Ok thank you I will have to. Find one or make a choice it lookalike
It sounds like you currently dont have any type of hydronic heating system in your house currently, so you would have to install all the piping, which could be an expensive endeavor, depending on the size/configuration of your house... You may want to look at underfloor radiant, which might be the least disruptive if you can get to the bottom of your floors, and then you could even supplement that with something like a water heater when you are away.

If you are just wanting to heat with wood/coal while you are home, would a wood stove or wood/coal combo unit work for you in your main living area? Lots cheaper to install, provides great heat when you are there, and the electric could stay as your backup source for when you are away.
 
I want a boiler that can use all 3 so I can use coal and wood when I am home and when I can stoke it and use pellets during the night or when I am not home to keep my house warm right now I have electric baseboard and it's old and costs a lot of money to keep my house warm. I am looking to use the electric baseboard as a 2nd heat source incase I don't have wood, pellets, or coal. I would like to know where I can buy a boiler so. I can get it then install it and pipe my house for the radiators and stuff

http://www.varmebaronen.com/html/viking_bio.html There are some boilers that have a separate chamber for an oil burner. Maybe a pellet burner could be installed instead.
http://www.newhorizoncorp.com/products/wood-boilers/biomass-combo-boiler/
Possible Fuels Seasoned Wood, Oil, Gas, Briquettes, Corn Cobs with Kernels, 50% of Coal, Saw Dust, Wood Chips (50%), any kind of pellets
 
There may be such an animal out there but, in a nut shell........I would probably steer clear of such a beastie.
It is extremely difficult to design a combustion chamber that is efficient with multiple fuel sources. Many have tried, no one has done it. That is true more now than it ever has been due to efficiency and emission rules.
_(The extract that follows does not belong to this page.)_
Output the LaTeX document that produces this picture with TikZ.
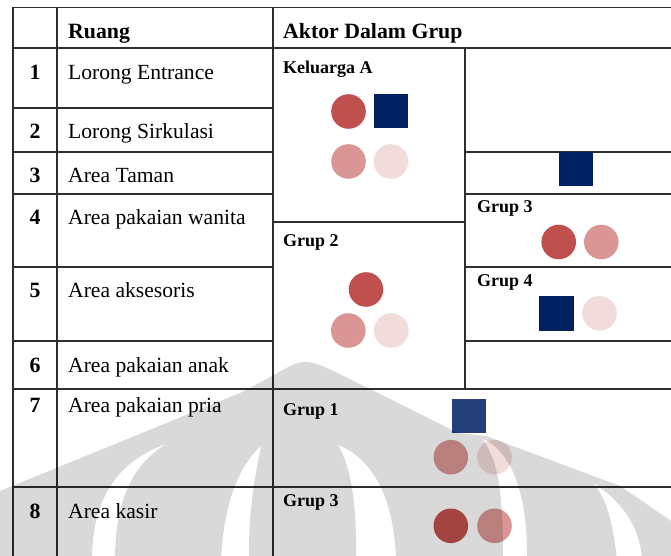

Better to have two separate units that operate with a specific fuel source. At the very least you'll have some redundancy in your system.
 
Would I be able to plumb the water pipes for my boiler to another boiler so I could use one and if that one doesn't have a fire goin the other kicks on?
 
Would I be able to plumb the water pipes for my boiler to another boiler so I could use one and if that one doesn't have a fire goin the other kicks on?

Yes.

Heaterman in his last post sounds like my installer did 15 years ago - I wish I had listened to him back then. I am currently planning on replacing my wood/oil combo boiler with separate wood & electric boilers. Having said that, I would also (and was) seriously consider a Biomass combo boiler for wood & oil - they seem to be very well designed, from what I have read at least.